Planning Commentary – Who are the Mass Affluent?
“People rarely succeed unless they have fun in what they are doing.”
– Dale Carnegie, American Writer and Lecturer
Families that our firm is fortunate enough to serve have certainly found a lot of success financially. Interestingly, our clients are often so busy working hard (and having fun at it) that they fail to realize how much success they really have experienced. As an example, a study published by the Spectrem Group and Vanguard recently defined the “Mass Affluent” as households having net worth between $100,000 and $1M. There are 28.4 million households in the U.S. that fit in this category. The U.S. population as of this writing is estimated by the United States Census Bureau “Population Clock” at 321,231,058. This means that only 8.84% of households in the U.S. fit in this category!
Other categories as depicted by the graph below from Spectrem represent even smaller portions of the U.S. population. A lot of families we talk with are surprised at these figures.
To put this in perspective a different way, based upon 2011 Census Bureau data (the most recent data available), 56% of the U.S. population has a net worth less than $100,000, and the median household net worth is roughly $68,000! By all measures our clients are a part of a very successful group of the population, particularly in their financial life.
As we serve hundreds of these successful families, we have learned that striking a balance in all things is critical. Dale Carnegie was right about having fun doing what you do to find success, but it certainly doesn’t just apply to what you do professionally. Many times the benefit to realizing the success we have had professionally (and the resulting financial gain) is that it allows us to spend more time enjoying parts of life that don’t involve making money. To say this another way, as long as we have a way to objectively measure our success in relation to our goals and feel confident we are on pace to meet them, we can relax more and take time to enjoy our family, friends, causes and community. Those are ways outside of our financial lives that we all feel enriched and accomplished, yet they each require success to be present in our financial lives to allow the time and commitment to occur in a healthy way.
By way of being born in this great country we are each already very lucky. Coming off of another 4th of July celebration should remind us all of that. When you are having fun doing what you are passionate about professionally, it will often lead to great financial treasures. What you do to enjoy those blessings in all ways will certainly have a lot to do with your happiness in life and feeling of fulfillment. Part of our job in wealth planning is to help the families we work with see their true ability to meet all of the needs in their lives, the most important often not being money related at all.

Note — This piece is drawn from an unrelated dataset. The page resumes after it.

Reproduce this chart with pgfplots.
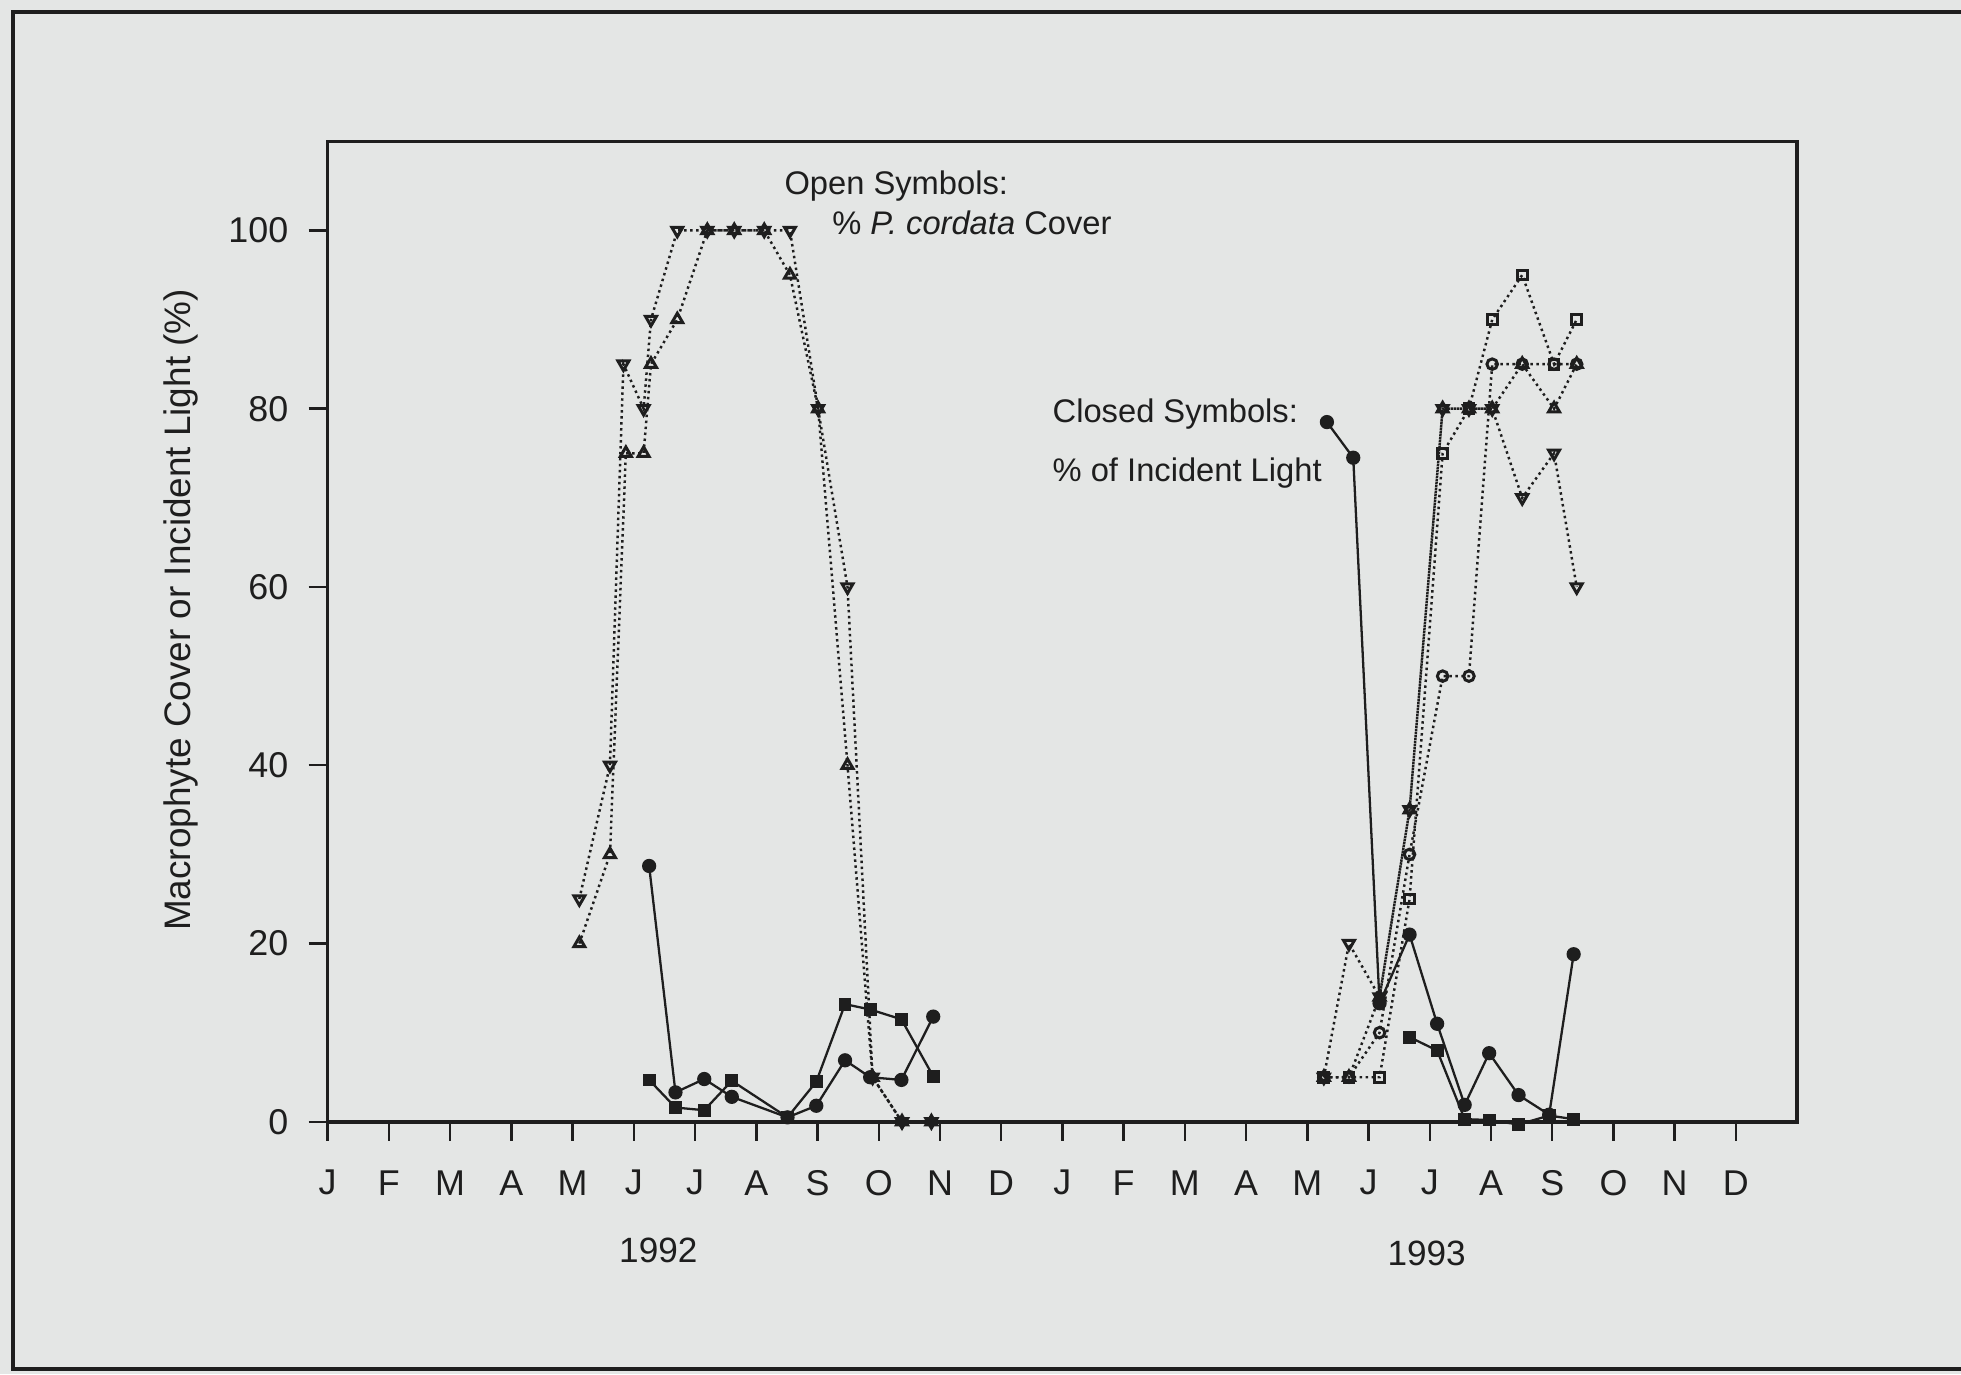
\documentclass[border=0pt]{standalone}
\usepackage{fontspec}
\setmainfont{Liberation Sans}
\usepackage{pgfplots}
\pgfplotsset{compat=1.18}
\usepackage{pgfplotstable}
\definecolor{bg}{RGB}{228,230,229}
\definecolor{ink}{RGB}{30,30,30}

% 1992 open symbols (% P. cordata cover)
\pgfplotstableread{
x y
4.11 25
4.61 40
4.83 85
5.16 80
5.28 90
5.71 100
6.20 100
6.64 100
7.13 100
7.55 100
8.01 80
8.49 60
8.90 5
9.38 0
9.86 0
}\downA
\pgfplotstableread{
x y
4.11 20
4.61 30
4.87 75
5.16 75
5.28 85
5.71 90
6.20 100
6.64 100
7.13 100
7.55 95
8.01 80
8.49 40
8.90 5
9.38 0
9.86 0
}\upA
% 1992 closed symbols (% incident light)
\pgfplotstableread{
x y
5.25 28.7
5.68 3.3
6.15 4.8
6.60 2.8
7.51 0.5
7.98 1.8
8.45 6.9
8.86 5.0
9.37 4.7
9.89 11.8
}\circA
\pgfplotstableread{
x y
5.25 4.7
5.68 1.6
6.15 1.3
6.60 4.6
7.51 0.5
7.98 4.5
8.45 13.2
8.86 12.6
9.37 11.5
9.89 5.1
}\sqA
% 1993 open symbols
\pgfplotstableread{
x y
16.27 5
16.68 5
17.18 5
17.67 25
18.21 75
18.64 80
19.02 90
19.51 95
20.03 85
20.40 90
}\sqOB
\pgfplotstableread{
x y
16.27 5
16.68 5
17.18 10
17.67 30
18.21 50
18.64 50
19.02 85
19.51 85
20.03 85
20.40 85
}\circOB
\pgfplotstableread{
x y
16.27 5
16.68 5
17.18 14
17.67 35
18.21 80
18.64 80
19.02 80
19.51 85
20.03 80
20.40 85
}\upB
\pgfplotstableread{
x y
16.27 5
16.68 20
17.18 14
17.67 35
18.21 80
18.64 80
19.02 80
19.51 70
20.03 75
20.40 60
}\downB
% 1993 closed symbols
\pgfplotstableread{
x y
16.32 78.5
16.75 74.5
17.18 13.3
17.67 21.0
18.12 11.0
18.57 1.9
18.97 7.7
19.45 3.0
19.95 0.8
20.35 18.8
}\circB
\pgfplotstableread{
x y
17.67 9.5
18.12 8.0
18.57 0.3
18.97 0.2
19.45 -0.3
19.95 0.7
20.35 0.3
}\sqB

\begin{document}
\begin{tikzpicture}
\useasboundingbox (0,0) rectangle (19.61cm,13.74cm);
\fill[bg] (0,0) rectangle (19.61cm,13.74cm);
\draw[ink,line width=1.1pt] (19.61cm,13.62cm) -- (0.13cm,13.62cm) -- (0.13cm,0.05cm) -- (19.61cm,0.05cm);
\begin{axis}[
  at={(3.277cm,2.522cm)}, anchor=south west,
  width=14.694cm, height=9.805cm, scale only axis,
  xmin=0, xmax=24, ymin=0, ymax=110,
  clip=false,
  axis line style={ink,line width=1pt},
  xtick={0,...,23},
  xticklabels={J,F,M,A,M,J,J,A,S,O,N,D,J,F,M,A,M,J,J,A,S,O,N,D},
  ytick={0,20,40,60,80,100},
  xtick pos=left, ytick pos=left,
  tick align=outside,
  major tick length=0.19cm,
  tick style={ink,line width=0.7pt},
  /pgf/number format/assume math mode=true,
  tick label style={font=\fontsize{10.2}{12}\selectfont, text=ink},
  xticklabel style={anchor=center, yshift=-0.42cm},
  yticklabel style={anchor=east, xshift=-0.08cm},
  ylabel={Macrophyte Cover or Incident Light (\%)},
  ylabel style={at={(axis description cs:-0.100,0.522)}, anchor=center, font=\fontsize{10.5}{12}\selectfont, text=ink},
  openline/.style={ink, densely dotted, line width=0.7pt},
]
% open symbols, dotted
\addplot[openline, mark=triangle, mark size=1.8pt, mark options={solid, rotate=180, fill=bg, line width=0.85pt}] table[x=x,y=y]{\downA};
\addplot[openline, mark=triangle, mark size=1.8pt, mark options={solid, fill=bg, line width=0.85pt}] table[x=x,y=y]{\upA};
\addplot[openline, mark=square, mark size=1.4pt, mark options={solid, fill=bg, line width=0.85pt}] table[x=x,y=y]{\sqOB};
\addplot[openline, mark=o, mark size=1.5pt, mark options={solid, fill=bg, line width=0.85pt}] table[x=x,y=y]{\circOB};
\addplot[openline, mark=triangle, mark size=1.8pt, mark options={solid, fill=bg, line width=0.85pt}] table[x=x,y=y]{\upB};
\addplot[openline, mark=triangle, mark size=1.8pt, mark options={solid, rotate=180, fill=bg, line width=0.85pt}] table[x=x,y=y]{\downB};
% closed symbols, solid
\addplot[ink, line width=0.65pt, mark=*, mark size=1.7pt, mark options={fill=ink}] table[x=x,y=y]{\circA};
\addplot[ink, line width=0.65pt, mark=square*, mark size=1.5pt, mark options={fill=ink}] table[x=x,y=y]{\sqA};
\addplot[ink, line width=0.65pt, mark=*, mark size=1.7pt, mark options={fill=ink}] table[x=x,y=y]{\circB};
\addplot[ink, line width=0.65pt, mark=square*, mark size=1.5pt, mark options={fill=ink}] table[x=x,y=y]{\sqB};
% annotations
\node[anchor=west, text=ink, font=\fontsize{9.3}{11}\selectfont, inner sep=0pt] at (axis cs:7.45,105) {Open Symbols:};
\node[anchor=west, text=ink, font=\fontsize{9.3}{11}\selectfont, inner sep=0pt] at (axis cs:8.23,100.8) {\% \textit{P. cordata} Cover};
\node[anchor=west, text=ink, font=\fontsize{9.3}{11}\selectfont, inner sep=0pt] at (axis cs:11.83,79.4) {Closed Symbols:};
\node[anchor=west, text=ink, font=\fontsize{9.3}{11}\selectfont, inner sep=0pt] at (axis cs:11.83,72.8) {\% of Incident Light};
\node[anchor=center, text=ink, font=\fontsize{10}{12}\selectfont, inner sep=0pt] at (axis cs:5.40,-14.4) {1992};
\node[anchor=center, text=ink, font=\fontsize{10}{12}\selectfont, inner sep=0pt] at (axis cs:17.95,-14.8) {1993};
\end{axis}
\end{tikzpicture}
\end{document}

Authored by: N. Perry Moore, CBEC™, CFP®, ChFC®
Direct Phone: 812-602-6306
Investing Commentary – Changing of the Guard
“Markets are constantly in a state of uncertainty and flux, and money is made by discounting the obvious and betting on the unexpected.”
– George Soros
(Hungarian-born U.S. business magnate, investor and philanthropist
Chairman of Soros Fund Management and one of the 30 richest people in the world)
With the first half of 2015, we’ve seen a changing of the guard in global financial markets. After several years of double-digit returns, the S&P 500 index is now lagging other equity markets as the effects of lower oil prices and a stronger U.S. dollar have been too much for an improving economy to offset. On the other hand, Small-Cap Growth companies have benefited from their more domestically concentrated revenue stream, resulting in a return of 7.7% for the first six months of the year. Reinforcing the importance of staying globally invested, both emerging and developed international equity markets have regained some ground this year, rising 1.73% and 6.20%, respectively. Both Europe and Japan have benefited from very aggressive monetary policies, and emerging markets are beginning to see signs of stabilization. Alternatively, interest rate sensitive asset classes such as bonds, real estate investment trusts, and utility stocks have struggled with higher and more volatile interest rates.
Our thoughts on Greece
As we write this commentary on Monday, July 6, the initial market reaction has been fairly muted to Sunday’s “NO” vote on proposed creditor terms by the citizens of Greece. However, given the uncertainty of how this situation will be resolved, we wouldn’t be surprised to see an increase in market volatility over the coming weeks. On a positive note, we believe that the European Central Bank has the monetary tools in place to prevent any spillover of the crisis throughout the rest of Europe. European leaders (led by Germany) may still offer a very bold debt relief deal to help Greece stay in the monetary union, but we think the chance of this happening is slim. We expect further economic deterioration for the citizens of Greece, but we don’t anticipate their troubles bringing down the rest of the world. With an economy that generates roughly the same GDP as the State of Connecticut,1 Greece isn’t a global economic powerhouse. Expect hoarding of goods to increase and a shortage of food and fuel to intensify with access to capital cut off. The government will struggle to pay pensioners and the salaries of civil servants. As a result, the government will be under significant pressure to issue some type of IOUs to maintain a sense of a functioning economy. If it does, the IOUs will take on the role of a parallel currency to the Euro, quoted domestically at a significant discount. Inflation within Greece will likely increase significantly.
Market performance this year should not only remind investors of the importance of time horizon, but also the importance of diversification. As always, we welcome your questions and comments, and we certainly appreciate the trust and confidence you have placed in us.